Reviews

Las Aves I’ll Never Give Up On Love Until I Can Put A Name On It

You can tell what this album’s going to sound like from the artwork. The clean, manic aesthetics of PC Music and GLOO are an obvious reference point, as are Grimes’ Art Angels and the kind of late-2000s stadium pop that now seems almost quaint.

The band treats these influences with PC Music’s lightness but without their pretension. Instead, they mostly trade in pop bangers about low-stakes drama. Opener ‘You Need A Dog’ attests to this: it’s not about the party to end all parties or meeting the love of your life. No, you got dumped, it sucks, and now “you need a fucking dog”. It’s high-sheen plastic pop as seen through a grey Tuesday hangover and a Greggs wrapper.

Silly, charming stuff like this is all over the record, from the Flash game chirps of ‘A Change of Heart’ through to chugging boss battle anthem ‘Fuck Dat Shit’. Where the album does go into more delicate subjects, it’s generally with sensitivity.
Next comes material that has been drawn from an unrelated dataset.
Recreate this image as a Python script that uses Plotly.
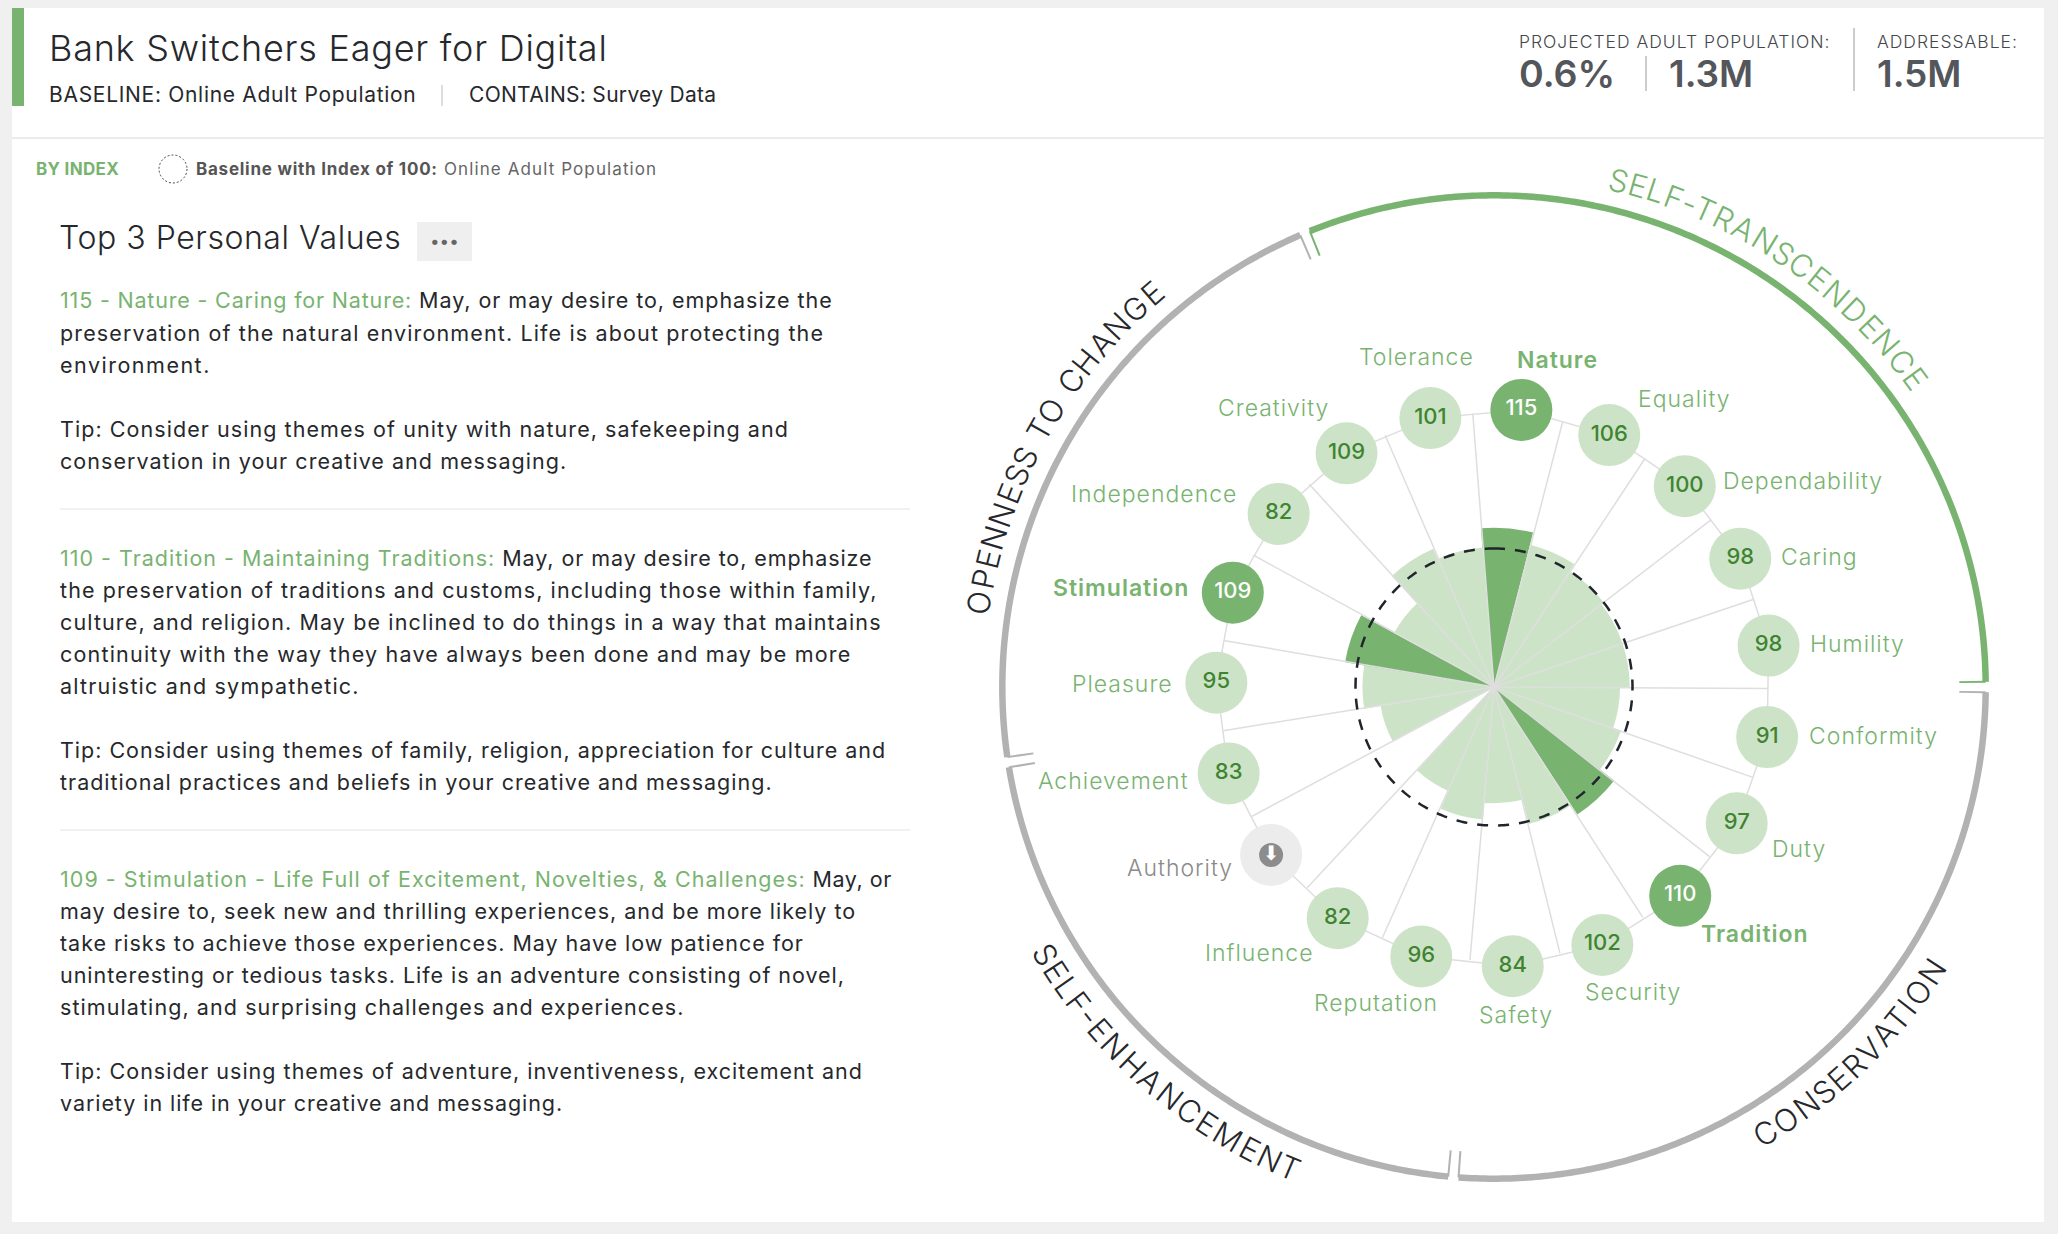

Even in their deliberately tacky packaging, when ‘Baby’ and ‘Worth It’ talk about miscarriage and body image these issues resonate even if you’re not personally affected by the issues at hand.

That’s why it’s so jarring when you hit ‘Latin Lover’. In dialing the late-2000s influences up to eleven, Las Aves have replicated some of that time in pop’s nastier traits, and this track sees them swerve into weird and exoticising territory. It’s not as insensitive as it could have been, but the song makes for an uncomfortable listen nonetheless. It’s frustrating, because outside of this one track there are some real thrills on I’ll Never Give Up on Love Until I Can Put A Name On It. If you’re able to put that to one side – although not everyone will be – you’ll be rewarded with some great pop bombast, so long as you’re able to deal with the spike of salt in amongst all the sugar.